Natürlich muss festgestellt werden, dass dies nicht mehr der deutsche Sprachgebrauch ist wie noch vor wenigen Jahrzehnten, als die Großeltern mit den Enkeln auf den Markt gingen und sich mit den „alten“ Onkeln und Tanten nur auf Deutsch unterhielten. Damals sprach in Ödenburg die Altersgruppe über 20-30 mehr oder weniger auf muttersprachlichem Niveau Deutsch – natürlich nur, wenn sie sich das an einem öffentlichen Ort trauten. Zu Hause war das anders… Natürlich ist jetzt alles anders. Jeder, der möchte, kann sein Deutschtum bekennen, die deutsche Sprache üben und sogar die schönen deutschen Zeilen von Thomas Mann oder Goethe aufsagen.

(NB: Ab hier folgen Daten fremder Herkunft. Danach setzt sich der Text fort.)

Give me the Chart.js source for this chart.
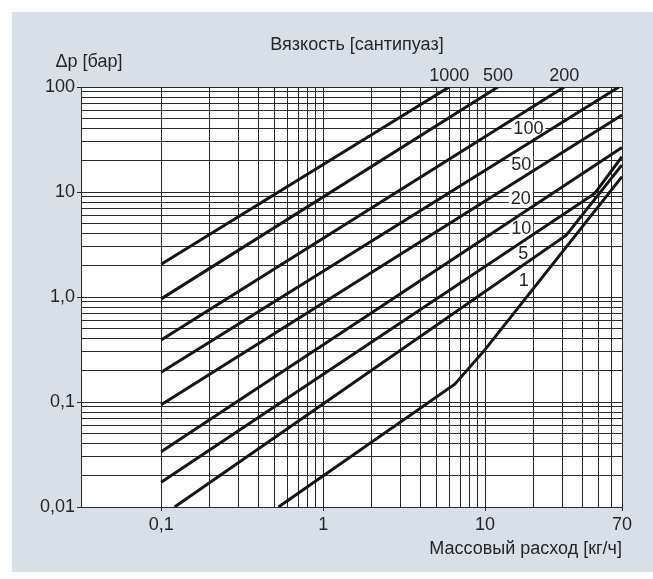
<!DOCTYPE html>
<html>
<head>
<meta charset="utf-8">
<script src="https://cdn.jsdelivr.net/npm/chart.js@4.4.1/dist/chart.umd.min.js"></script>
<style>
  html, body { margin: 0; padding: 0; background: #ffffff; }
  #wrap { position: relative; width: 653px; height: 579px; }
</style>
</head>
<body>
<div id="wrap"><canvas id="c" width="653" height="579"></canvas></div>
<script>
// ---------- data ----------
const viscosityLabels = ['1000', '500', '200', '100', '50', '20', '10', '5', '1'];

// mass flow [kg/h] / pressure drop [bar] points for each viscosity curve
const flow1000 = [0.1, 6.0];    const dp1000 = [2.05, 100];
const flow500  = [0.1, 12.0];   const dp500  = [0.96, 100];
const flow200  = [0.1, 30.8];   const dp200  = [0.39, 100];
const flow100  = [0.1, 67];     const dp100  = [0.192, 100];
const flow50   = [0.1, 70];     const dp50   = [0.094, 54];
const flow20   = [0.1, 70];     const dp20   = [0.0336, 26.5];
const flow10   = [0.1, 47.5, 70];        const dp10 = [0.0172, 9.7, 21.7];
const flow5    = [0.121, 31.7, 70];      const dp5  = [0.01, 3.88, 18.1];
const flow1    = [0.53, 6.5, 9.9, 70];   const dp1  = [0.01, 0.148, 0.31, 14.0];

const seriesFlow = [flow1000, flow500, flow200, flow100, flow50, flow20, flow10, flow5, flow1];
const seriesDp   = [dp1000, dp500, dp200, dp100, dp50, dp20, dp10, dp5, dp1];

// grid values and tick labels
const xGridValues = [0.1,0.2,0.3,0.4,0.5,0.6,0.7,0.8,0.9,1,2,3,4,5,6,7,8,9,10,20,30,40,50,60,70];
const yGridValues = [0.01,0.02,0.03,0.04,0.05,0.06,0.07,0.08,0.09,0.1,0.2,0.3,0.4,0.5,0.6,0.7,0.8,0.9,
                     1,2,3,4,5,6,7,8,9,10,20,30,40,50,60,70,80,90,100];
const xTickValues = [0.1, 1, 10, 70];
const xTickTexts  = ['0,1', '1', '10', '70'];
const yTickValues = [0.01, 0.1, 1, 10, 100];
const yTickTexts  = ['0,01', '0,1', '1,0', '10', '100'];

const titleTop   = 'Вязкость [сантипуаз]';
const titleY     = 'Δp [бар]';
const titleX     = 'Массовый расход [кг/ч]';

// ---------- helpers ----------
function matchIndex(arr, v) {
  for (let i = 0; i < arr.length; i++) if (Math.abs(arr[i] - v) / arr[i] < 1e-6) return i;
  return -1;
}
const FONT = '"Liberation Sans", Arial, sans-serif';
const FS = 18;
const TXT = '#262626';
const GRID = '#2a2a2a';

// label placement (viscosity labels): top ones above plot, inner ones in a column
const topLabelIdx = [0, 1, 2];
const innerLabelPos = [ // [seriesIndex, xValue, yValue]
  [3, 18.5, 39.8],
  [4, 16.7, 18.1],
  [5, 16.6, 8.6],
  [6, 16.7, 4.42],
  [7, 17.2, 2.56],
  [8, 17.3, 1.43]
];

const datasets = seriesFlow.map((fx, i) => ({
  label: viscosityLabels[i],
  data: fx.map((x, j) => ({ x: x, y: seriesDp[i][j] })),
  showLine: true,
  borderColor: '#161616',
  borderWidth: 3,
  pointRadius: 0,
  fill: false,
  tension: 0
}));

const decorPlugin = {
  id: 'decor',
  beforeDraw(chart) {
    const ctx = chart.ctx, a = chart.chartArea;
    ctx.save();
    ctx.fillStyle = '#d6e0e6';
    ctx.fillRect(12, 12, 641, 560);
    ctx.fillStyle = '#ffffff';
    ctx.fillRect(a.left, a.top, a.right - a.left, a.bottom - a.top);
    ctx.restore();
  },
  beforeDatasetsDraw(chart) {
    const ctx = chart.ctx, xs = chart.scales.x, ys = chart.scales.y;
    ctx.save();
    ctx.font = FS + 'px ' + FONT;
    ctx.fillStyle = '#ffffff';
    innerLabelPos.forEach(p => {
      const t = viscosityLabels[p[0]];
      const w = ctx.measureText(t).width;
      const px = xs.getPixelForValue(p[1]), py = ys.getPixelForValue(p[2]);
      ctx.fillRect(px - w / 2 - 2, py - 9, w + 4, 18);
    });
    ctx.restore();
  },
  afterDatasetsDraw(chart) {
    const ctx = chart.ctx, xs = chart.scales.x, ys = chart.scales.y, a = chart.chartArea;
    ctx.save();
    ctx.fillStyle = TXT;
    ctx.textBaseline = 'middle';
    ctx.textAlign = 'center';
    ctx.font = FS + 'px ' + FONT;
    innerLabelPos.forEach(p => {
      ctx.fillText(viscosityLabels[p[0]], xs.getPixelForValue(p[1]), ys.getPixelForValue(p[2]));
    });
    topLabelIdx.forEach(i => {
      const fx = seriesFlow[i];
      ctx.fillText(viscosityLabels[i], xs.getPixelForValue(fx[fx.length - 1]), a.top - 11);
    });
    ctx.fillText(titleTop, 357, 45);
    ctx.fillText(titleY, 89, 62);
    ctx.textAlign = 'right';
    ctx.fillText(titleX, a.right, 549);
    ctx.restore();
  }
};

new Chart(document.getElementById('c'), {
  type: 'scatter',
  data: { datasets: datasets },
  options: {
    responsive: false,
    animation: false,
    events: [],
    layout: { padding: { left: 0, top: 87, right: 31, bottom: 0 } },
    plugins: { legend: { display: false }, tooltip: { enabled: false }, title: { display: false } },
    scales: {
      x: {
        type: 'logarithmic',
        min: 0.032, max: 70,
        afterFit: s => { s.height = 72; },
        afterBuildTicks: s => { s.ticks = xGridValues.map(v => ({ value: v })); },
        grid: {
          color: GRID, lineWidth: 1, drawTicks: true, tickLength: 4,
          tickColor: c => (c.tick && matchIndex(xTickValues, c.tick.value) >= 0) ? GRID : 'rgba(0,0,0,0)'
        },
        border: { display: true, color: GRID, width: 1 },
        ticks: {
          autoSkip: false, maxRotation: 0, minRotation: 0, padding: 3,
          color: TXT, font: { family: FONT, size: FS },
          callback: v => { const i = matchIndex(xTickValues, v); return i >= 0 ? xTickTexts[i] : ''; }
        }
      },
      y: {
        type: 'logarithmic',
        min: 0.01, max: 100,
        afterFit: s => { s.width = 81; },
        afterBuildTicks: s => { s.ticks = yGridValues.map(v => ({ value: v })); },
        grid: {
          color: GRID, lineWidth: 1, drawTicks: true, tickLength: 4,
          tickColor: c => (c.tick && matchIndex(yTickValues, c.tick.value) >= 0) ? GRID : 'rgba(0,0,0,0)'
        },
        border: { display: true, color: GRID, width: 1 },
        ticks: {
          autoSkip: false, padding: 2,
          color: TXT, font: { family: FONT, size: FS },
          callback: v => { const i = matchIndex(yTickValues, v); return i >= 0 ? yTickTexts[i] : ''; }
        }
      }
    }
  },
  plugins: [decorPlugin]
});
</script>
</body>
</html>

Unterschiede können natürlich vorkommen. Niemand kann sich wundern, dass das durch einen Muttersprachler bzw. eine Muttersprachlerin gesprochene Deutsch von der Sprachqualität her anders ausgestaltet ist als jenes von einer Person, die vielleicht überhaupt keinerlei Beziehung zum Ungarndeutschtum hat. An der Motivation besteht aber kein Mangel. Die Explosion der Gemeinde ist in unseren Augen vor allem diesem Faktum zu verdanken. Unsere deutschsprachige Gemeinde verfolgt nicht den Zweck, ihre Tätigkeit und Handlung ausschließlich auf Ungarndeutsche bzw. Muttersprachler zu begrenzen und damit als eine Art Sprachverein zu funktionieren. Unsere Gemeinde öffnet die Türe für alle, die das Evangelium auch in deutscher Sprache genießen und ihre Perspektiven unter Miteinbeziehung neuer Kommunikationskanäle erweitern wollen. Für die Neuhinzugekommenen entstehen somit neue Erkenntnisse und werden Teil einer lebendigen Vereinigung. Für die eingeborenen Ödenburger Ungarndeutschen wird das Forum weiterhin existent, wo sie sich in ihrem Glauben und ihrer Muttersprache austauschen können.
Die Stadt, die einst nur deutsch sprach und dann ungarisch wurde, hat wieder den wunderbaren Weg der Mehrsprachigkeit eingeschlagen – den besten Weg, miteinander bekannt zu werden, einander zu akzeptieren und die wahre Geschichte der Stadt und der in der Stadt lebenden Ungarndeutschen sowie das Deutschtum besser kennen zu lernen.